O projeto, porém, não caminhou de primeira por falta de apoio financeiro do governo e da iniciativa privada. Mas o encontro de amigos era movido por uma obsessão: tentar entender o Brasil. E a Bahia era o pontapé para isso. A partir daí, cada um seguiu com sua vida e, em paralelo, foi tocando o projeto bem devagar. “Ficamos assustados com os conterrâneos que não entendiam a própria realidade”, confessa Falcón, sobre um dos estímulos para sua pesquisa.
Na nota do autor, o sociólogo e jornalista relembra o dia em que Ruy Espinheira Filho o confidenciou, na redação do jornal onde trabalhava, sua impressão sobre o livro Viva o Povo Brasileiro, de João Ubaldo Ribeiro (1941- 2014). “Depois desse livro, nunca mais verei o Recôncavo como o mesmo olhar”, disse Ruy. “Essa é a impressão que tenho à respeito do livro que o leitor tem agora em mãos: depois dele, jamais verá a Bahia do mesmo jeito”, compara Falcón.
A partir de uma narrativa por vezes bem-humorada e até picante, Bahia de Todos os Cantos busca facilitar o acesso do público à produção científica literária.
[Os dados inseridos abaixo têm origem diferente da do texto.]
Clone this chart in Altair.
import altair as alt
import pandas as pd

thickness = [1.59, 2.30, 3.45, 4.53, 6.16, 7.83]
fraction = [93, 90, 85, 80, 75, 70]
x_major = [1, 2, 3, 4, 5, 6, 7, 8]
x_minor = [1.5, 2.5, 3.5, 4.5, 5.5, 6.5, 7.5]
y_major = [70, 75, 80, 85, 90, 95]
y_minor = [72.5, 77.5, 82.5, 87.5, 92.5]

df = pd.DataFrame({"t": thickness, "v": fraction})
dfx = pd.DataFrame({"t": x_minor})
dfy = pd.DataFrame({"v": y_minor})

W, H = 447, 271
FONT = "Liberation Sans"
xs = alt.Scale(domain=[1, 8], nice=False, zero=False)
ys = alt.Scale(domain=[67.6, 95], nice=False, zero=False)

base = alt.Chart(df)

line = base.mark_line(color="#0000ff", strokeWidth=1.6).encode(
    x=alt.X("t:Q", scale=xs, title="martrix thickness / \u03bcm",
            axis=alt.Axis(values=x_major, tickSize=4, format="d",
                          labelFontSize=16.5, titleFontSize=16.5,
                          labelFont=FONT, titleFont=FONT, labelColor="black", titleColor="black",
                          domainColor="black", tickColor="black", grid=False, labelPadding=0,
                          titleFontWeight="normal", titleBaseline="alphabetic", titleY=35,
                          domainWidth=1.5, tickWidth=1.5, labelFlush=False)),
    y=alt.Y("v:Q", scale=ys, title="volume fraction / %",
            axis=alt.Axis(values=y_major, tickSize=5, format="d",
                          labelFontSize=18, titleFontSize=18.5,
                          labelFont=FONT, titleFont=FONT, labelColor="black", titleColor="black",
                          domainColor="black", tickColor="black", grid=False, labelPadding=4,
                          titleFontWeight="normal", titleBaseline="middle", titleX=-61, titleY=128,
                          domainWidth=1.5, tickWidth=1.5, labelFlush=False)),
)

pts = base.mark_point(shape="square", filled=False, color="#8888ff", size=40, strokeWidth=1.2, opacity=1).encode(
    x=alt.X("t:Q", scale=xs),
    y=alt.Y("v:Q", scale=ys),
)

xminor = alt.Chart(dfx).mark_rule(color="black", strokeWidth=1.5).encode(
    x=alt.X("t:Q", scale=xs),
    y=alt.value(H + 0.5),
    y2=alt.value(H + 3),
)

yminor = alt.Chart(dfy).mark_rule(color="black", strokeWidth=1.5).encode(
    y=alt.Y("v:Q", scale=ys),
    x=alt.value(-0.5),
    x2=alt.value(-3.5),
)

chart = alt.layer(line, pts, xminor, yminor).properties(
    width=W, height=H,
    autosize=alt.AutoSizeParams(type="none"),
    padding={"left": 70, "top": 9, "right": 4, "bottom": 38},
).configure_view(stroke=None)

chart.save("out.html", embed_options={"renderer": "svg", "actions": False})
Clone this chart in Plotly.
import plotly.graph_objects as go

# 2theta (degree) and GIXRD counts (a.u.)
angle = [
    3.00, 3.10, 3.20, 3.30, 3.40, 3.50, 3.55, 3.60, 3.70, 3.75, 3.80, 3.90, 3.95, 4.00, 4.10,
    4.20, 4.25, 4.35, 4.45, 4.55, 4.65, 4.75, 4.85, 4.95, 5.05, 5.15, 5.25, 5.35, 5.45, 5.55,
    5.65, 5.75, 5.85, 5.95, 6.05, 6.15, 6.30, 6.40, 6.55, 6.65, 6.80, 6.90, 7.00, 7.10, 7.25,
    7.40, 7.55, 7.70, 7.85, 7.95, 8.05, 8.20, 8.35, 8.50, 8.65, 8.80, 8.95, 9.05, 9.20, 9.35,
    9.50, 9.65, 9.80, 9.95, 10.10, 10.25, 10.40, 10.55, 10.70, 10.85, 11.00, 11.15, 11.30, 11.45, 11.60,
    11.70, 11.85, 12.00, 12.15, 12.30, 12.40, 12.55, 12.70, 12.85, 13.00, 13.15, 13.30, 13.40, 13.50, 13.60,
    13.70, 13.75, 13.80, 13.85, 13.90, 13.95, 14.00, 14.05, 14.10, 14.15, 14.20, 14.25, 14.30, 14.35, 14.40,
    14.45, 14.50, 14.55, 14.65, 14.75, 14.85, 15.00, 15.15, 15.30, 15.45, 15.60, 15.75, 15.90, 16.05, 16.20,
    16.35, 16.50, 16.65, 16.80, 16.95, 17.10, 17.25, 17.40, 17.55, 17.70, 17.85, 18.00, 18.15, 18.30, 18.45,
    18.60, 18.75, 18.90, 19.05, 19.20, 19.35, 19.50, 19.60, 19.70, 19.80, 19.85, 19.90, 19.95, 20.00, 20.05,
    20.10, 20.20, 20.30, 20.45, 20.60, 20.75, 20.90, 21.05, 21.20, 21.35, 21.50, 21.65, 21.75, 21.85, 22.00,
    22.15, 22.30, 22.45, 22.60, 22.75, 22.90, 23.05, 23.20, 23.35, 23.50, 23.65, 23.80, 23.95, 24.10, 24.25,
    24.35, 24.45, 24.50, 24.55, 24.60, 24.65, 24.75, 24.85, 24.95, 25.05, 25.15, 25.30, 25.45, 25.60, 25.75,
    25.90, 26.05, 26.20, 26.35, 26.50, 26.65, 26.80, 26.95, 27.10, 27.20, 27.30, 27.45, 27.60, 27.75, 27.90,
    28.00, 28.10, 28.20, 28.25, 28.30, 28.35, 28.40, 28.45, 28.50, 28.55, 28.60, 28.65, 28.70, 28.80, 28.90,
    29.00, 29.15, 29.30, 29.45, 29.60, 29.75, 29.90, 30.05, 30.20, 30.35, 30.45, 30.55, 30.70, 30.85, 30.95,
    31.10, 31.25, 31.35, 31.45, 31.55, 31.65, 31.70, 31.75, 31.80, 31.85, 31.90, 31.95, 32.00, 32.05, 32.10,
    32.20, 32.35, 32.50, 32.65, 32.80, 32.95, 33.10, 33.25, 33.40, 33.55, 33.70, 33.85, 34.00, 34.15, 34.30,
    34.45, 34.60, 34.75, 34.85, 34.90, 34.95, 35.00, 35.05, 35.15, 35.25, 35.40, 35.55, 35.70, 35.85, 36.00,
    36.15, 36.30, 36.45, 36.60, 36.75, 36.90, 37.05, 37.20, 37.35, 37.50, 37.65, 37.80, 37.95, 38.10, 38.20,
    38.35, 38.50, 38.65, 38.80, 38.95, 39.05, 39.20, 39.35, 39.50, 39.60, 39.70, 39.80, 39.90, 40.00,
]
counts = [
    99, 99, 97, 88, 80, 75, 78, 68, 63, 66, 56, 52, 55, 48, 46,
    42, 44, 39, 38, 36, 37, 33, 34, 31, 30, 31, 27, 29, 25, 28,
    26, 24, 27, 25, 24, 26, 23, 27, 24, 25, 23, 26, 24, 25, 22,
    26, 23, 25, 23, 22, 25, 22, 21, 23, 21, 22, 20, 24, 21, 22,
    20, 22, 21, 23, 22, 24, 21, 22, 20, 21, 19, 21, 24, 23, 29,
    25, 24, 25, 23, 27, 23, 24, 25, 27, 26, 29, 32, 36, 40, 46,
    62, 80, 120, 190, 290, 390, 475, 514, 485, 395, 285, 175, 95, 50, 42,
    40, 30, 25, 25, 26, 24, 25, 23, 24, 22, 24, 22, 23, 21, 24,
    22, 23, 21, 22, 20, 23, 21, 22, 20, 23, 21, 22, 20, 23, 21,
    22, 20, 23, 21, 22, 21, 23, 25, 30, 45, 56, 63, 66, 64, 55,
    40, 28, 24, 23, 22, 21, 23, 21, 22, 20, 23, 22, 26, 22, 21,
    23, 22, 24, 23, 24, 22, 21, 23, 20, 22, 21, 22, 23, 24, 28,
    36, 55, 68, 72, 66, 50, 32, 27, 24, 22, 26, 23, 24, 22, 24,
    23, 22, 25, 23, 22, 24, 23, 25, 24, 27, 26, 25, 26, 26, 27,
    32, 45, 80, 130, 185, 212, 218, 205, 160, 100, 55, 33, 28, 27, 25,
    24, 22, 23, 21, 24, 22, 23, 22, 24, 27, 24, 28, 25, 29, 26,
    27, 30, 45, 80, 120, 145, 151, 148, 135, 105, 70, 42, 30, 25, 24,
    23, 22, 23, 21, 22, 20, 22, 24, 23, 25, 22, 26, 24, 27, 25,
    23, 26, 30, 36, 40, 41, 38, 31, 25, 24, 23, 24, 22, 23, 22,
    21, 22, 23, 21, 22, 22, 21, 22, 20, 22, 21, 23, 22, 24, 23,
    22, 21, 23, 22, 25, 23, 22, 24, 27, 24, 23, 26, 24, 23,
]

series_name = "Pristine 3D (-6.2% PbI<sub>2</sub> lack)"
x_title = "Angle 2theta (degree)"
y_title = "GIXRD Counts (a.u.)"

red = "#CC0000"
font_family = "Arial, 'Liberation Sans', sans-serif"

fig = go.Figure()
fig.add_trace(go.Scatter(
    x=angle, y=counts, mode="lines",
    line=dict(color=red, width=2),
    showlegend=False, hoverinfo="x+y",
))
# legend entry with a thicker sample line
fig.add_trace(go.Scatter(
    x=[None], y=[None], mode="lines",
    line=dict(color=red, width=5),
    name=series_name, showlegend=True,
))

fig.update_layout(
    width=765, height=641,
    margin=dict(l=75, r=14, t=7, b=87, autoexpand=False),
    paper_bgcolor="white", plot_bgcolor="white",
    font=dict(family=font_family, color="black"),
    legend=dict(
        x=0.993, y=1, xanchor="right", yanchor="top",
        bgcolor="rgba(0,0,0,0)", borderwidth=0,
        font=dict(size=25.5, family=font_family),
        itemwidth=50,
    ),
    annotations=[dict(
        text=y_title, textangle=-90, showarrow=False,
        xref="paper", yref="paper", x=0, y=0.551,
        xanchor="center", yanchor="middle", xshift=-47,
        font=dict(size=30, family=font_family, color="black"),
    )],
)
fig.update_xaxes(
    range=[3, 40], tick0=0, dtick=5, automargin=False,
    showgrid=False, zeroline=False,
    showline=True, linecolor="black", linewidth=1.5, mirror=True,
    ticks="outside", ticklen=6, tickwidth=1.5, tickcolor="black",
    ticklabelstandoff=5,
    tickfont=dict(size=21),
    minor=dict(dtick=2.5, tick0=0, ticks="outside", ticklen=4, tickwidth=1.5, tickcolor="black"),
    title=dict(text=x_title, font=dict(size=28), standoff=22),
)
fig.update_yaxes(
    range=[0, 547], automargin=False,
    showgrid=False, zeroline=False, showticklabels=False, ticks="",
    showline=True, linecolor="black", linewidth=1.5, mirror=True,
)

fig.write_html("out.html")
A ideia é “retirar a boçalidade do academicismo”, afirma Falcón, a visão de uma Bahia caricata e tentar “desalienar o público”. “A gente quer quebrar um pouco o gelo dessa leitura presente, uma leitura superficial e turística que empobrece muito a realidade, tornando-a simplória às vezes”, defende o autor.
Questionado sobre a importância de se debruçar sobre a cultura da Bahia com tal profundidade, em uma época em que reina uma comunicação mais superficial, Risério ressalta que superficialidade e profundidade sempre existiram e não vão deixar de existir. “As pessoas já souberam falar e escrever português muito melhor do que hoje, claro, quando a quase totalidade da nossa população universitária pode ser tranquilamente definida como semiletrada”, critica.
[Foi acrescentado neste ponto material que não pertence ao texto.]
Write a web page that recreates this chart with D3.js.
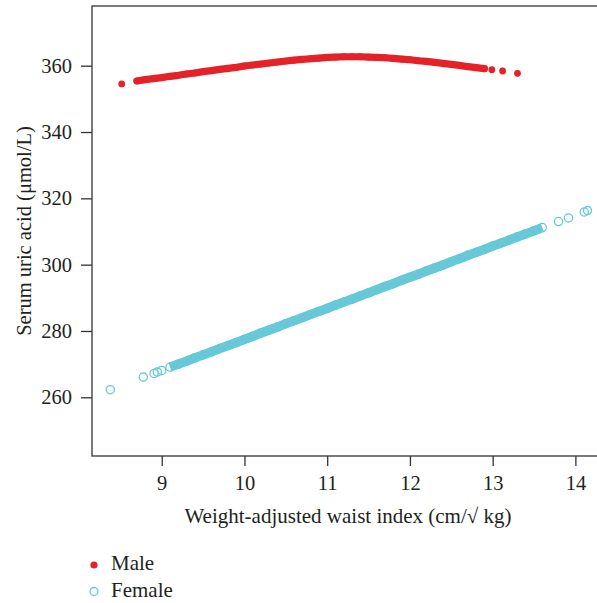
<!DOCTYPE html>
<html>
<head>
<meta charset="utf-8">
<script src="https://cdn.jsdelivr.net/npm/d3@7"></script>
<style>
    body { margin: 0; background: #fff; }
    svg { display: block; font-family: "Liberation Serif", "DejaVu Serif", serif; }
</style>
</head>
<body>
<div id="chart"></div>
<script>
// Male (fitted values, filled dots)
var maleX = [8.516, 8.70, 8.80, 8.90, 9.00, 9.10, 9.20, 9.30, 9.40, 9.50, 9.60, 9.70, 9.80, 9.90,
    10.00, 10.10, 10.20, 10.30, 10.40, 10.50, 10.60, 10.70, 10.80, 10.90, 11.00, 11.10, 11.20,
    11.30, 11.40, 11.50, 11.60, 11.70, 11.80, 11.90, 12.00, 12.10, 12.20, 12.30, 12.40, 12.50,
    12.60, 12.70, 12.80, 12.90, 12.99, 13.12, 13.30];
var maleY = [354.5, 355.4, 355.8, 356.1, 356.4, 356.8, 357.1, 357.5, 357.8, 358.2, 358.5, 358.9, 359.2, 359.5,
    359.9, 360.2, 360.5, 360.8, 361.1, 361.4, 361.7, 361.9, 362.1, 362.3, 362.5, 362.6, 362.7,
    362.7, 362.7, 362.6, 362.5, 362.4, 362.2, 362.0, 361.8, 361.5, 361.3, 361.0, 360.7, 360.4,
    360.1, 359.7, 359.4, 359.1, 358.8, 358.4, 357.7];

// Female (fitted values, open circles)
var femaleX = [8.378, 8.777, 8.907, 8.947, 9.00, 9.10, 9.20, 9.30, 9.40, 9.50, 9.60, 9.70, 9.80, 9.90,
    10.00, 10.10, 10.20, 10.30, 10.40, 10.50, 10.60, 10.70, 10.80, 10.90, 11.00, 11.10, 11.20,
    11.30, 11.40, 11.50, 11.60, 11.70, 11.80, 11.90, 12.00, 12.10, 12.20, 12.30, 12.40, 12.50,
    12.60, 12.70, 12.80, 12.90, 13.00, 13.10, 13.20, 13.30, 13.40, 13.50, 13.60, 13.796, 13.917,
    14.107, 14.147];
var femaleY = [262.3, 266.1, 267.2, 267.6, 268.1, 269.1, 270.0, 270.9, 271.9, 272.8, 273.7, 274.7, 275.6, 276.5,
    277.5, 278.4, 279.4, 280.3, 281.2, 282.2, 283.1, 284.0, 285.0, 285.9, 286.8, 287.8, 288.7,
    289.6, 290.6, 291.5, 292.5, 293.4, 294.3, 295.3, 296.2, 297.1, 298.1, 299.0, 299.9, 300.9,
    301.8, 302.8, 303.7, 304.6, 305.6, 306.5, 307.4, 308.4, 309.3, 310.2, 311.2, 313.0, 314.1,
    315.9, 316.3];

var xTicks = [9, 10, 11, 12, 13, 14];
var yTicks = [260, 280, 300, 320, 340, 360];
var seriesNames = ['Male', 'Female'];

var opts = {
    'maleColor': '#e52228',
    'femaleColor': '#67c9d8',
    'axisColor': '#333333',
    'textColor': '#231f20'
};

var W = 597, H = 603;
var svg = d3.select('#chart').append('svg').attr('width', W).attr('height', H);

var x = d3.scaleLinear().domain([8.157, 14.3]).range([92, 600.2]);
var y = d3.scaleLinear().domain([242.3, 378]).range([456, 6]);

var male = maleX.map(function (d, i) { return { x: d, y: maleY[i] }; });
var female = femaleX.map(function (d, i) { return { x: d, y: femaleY[i] }; });

// plot box (right edge runs off the page)
svg.append('rect')
    .attr('x', x.range()[0]).attr('y', y.range()[1])
    .attr('width', x.range()[1] - x.range()[0] + 2).attr('height', y.range()[0] - y.range()[1])
    .attr('fill', 'none').attr('stroke', opts.axisColor).attr('stroke-width', 1.3);

// axes
var xAxis = svg.append('g').attr('transform', 'translate(0,' + y.range()[0] + ')')
    .call(d3.axisBottom(x).tickValues(xTicks).tickFormat(d3.format('d'))
        .tickSize(10).tickSizeOuter(0).tickPadding(9));
var yAxis = svg.append('g').attr('transform', 'translate(' + x.range()[0] + ',0)')
    .call(d3.axisLeft(y).tickValues(yTicks).tickFormat(d3.format('d'))
        .tickSize(11).tickSizeOuter(0).tickPadding(9));

[xAxis, yAxis].forEach(function (g) {
    g.select('.domain').remove();
    g.selectAll('line').attr('stroke', opts.axisColor).attr('stroke-width', 1.3);
    g.selectAll('text').attr('fill', opts.textColor)
        .style('font-family', '"Liberation Serif", serif').style('font-size', '20.5px');
});

var line = d3.line().x(function (d) { return x(d.x); }).y(function (d) { return y(d.y); });

// female: the dense run reads as a solid band, rings drawn over it
svg.append('path')
    .datum(female.filter(function (d) { return d.x >= 9.1 && d.x <= 13.6; }))
    .attr('d', line)
    .attr('fill', 'none')
    .attr('stroke', opts.femaleColor)
    .attr('stroke-width', 9.4);

svg.append('g').selectAll('circle').data(female).join('circle')
    .attr('cx', function (d) { return x(d.x); })
    .attr('cy', function (d) { return y(d.y); })
    .attr('r', 4.1)
    .attr('fill', 'none')
    .attr('stroke', opts.femaleColor)
    .attr('stroke-width', 1.3);

// male
svg.append('path')
    .datum(male.filter(function (d) { return d.x >= 8.7 && d.x <= 12.9; }))
    .attr('d', line)
    .attr('fill', 'none')
    .attr('stroke', opts.maleColor)
    .attr('stroke-width', 7.2)
    .attr('stroke-linecap', 'round')
    .attr('stroke-linejoin', 'round');

svg.append('g').selectAll('circle').data(male).join('circle')
    .attr('cx', function (d) { return x(d.x); })
    .attr('cy', function (d) { return y(d.y); })
    .attr('r', 3.4)
    .attr('fill', opts.maleColor);

// axis titles
svg.append('text')
    .attr('x', 348).attr('y', 523)
    .attr('text-anchor', 'middle')
    .attr('fill', opts.textColor)
    .style('font-size', '21px')
    .text('Weight-adjusted waist index (cm/\u221A kg)');

svg.append('text')
    .attr('transform', 'translate(31,' + ((y.range()[0] + y.range()[1]) / 2) + ') rotate(-90)')
    .attr('text-anchor', 'middle')
    .attr('fill', opts.textColor)
    .style('font-size', '20.5px')
    .text('Serum uric acid (\u03BCmol/L)');

// legend
var legend = svg.append('g').attr('transform', 'translate(94,565)');
seriesNames.forEach(function (name, i) {
    var g = legend.append('g').attr('transform', 'translate(0,' + (i * 26.5) + ')');
    if (i === 0) {
        g.append('circle').attr('r', 3.6).attr('fill', opts.maleColor);
    } else {
        g.append('circle').attr('r', 4).attr('fill', 'none')
            .attr('stroke', opts.femaleColor).attr('stroke-width', 1.3);
    }
    g.append('text').attr('x', 17).attr('y', 5)
        .attr('fill', opts.textColor)
        .style('font-size', '21px')
        .text(name);
});
</script>
</body>
</html>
Em seguida, o autor destaca que o trabalho dos intelectuais “sérios” e “profundos” nos ajuda a “tentar entender o mundo à nossa volta”. O livro tenta contribuir com esse processo a partir de capítulos como “pluralidade e sincretismo”, “recôncavo afrobarroco”", “do açúcar ao cacau” e “a face hegemônica da Bahia”. Além dos textos, fotos históricas compõem a obra que tem capa de Enéas Guerra e projeto gráfico de Valéria Pergentino e Elaine Quirelli.
“O que nós fizemos no livro foi assentar as bases históricas, antropológicas e sociológicas para um futuro mapeamento. Mas tendo consciência de que a realidade cultural não tem fronteiras definidas, como a realidade político-administrativa”, explica Risério. Assim, a partir de uma perspectiva socioantropológica, o livro apresenta “uma reflexão sobre as diversas regiões culturais da Bahia, examinando sua formação, seu desenvolvimento e suas especificidades”, resume.
Falcón destaca que não há a pretensão de esgotar o assunto com este livro. “Quando a gente começou a estudar, a gente viu o quanto o Brasil era complexo, com várias experiências regionalizadas que não são fáceis de entender. A Bahia é um país, é uma realidade rica. Precisa se tornar o centro de pesquisa. Foi um pouco de ousadia nessa direção, de valorizar nossa cultura e apresentar razões consistentes para as pessoas estudarem essa realidade. Aqui o Brasil nasceu, se constitiu”, conclui.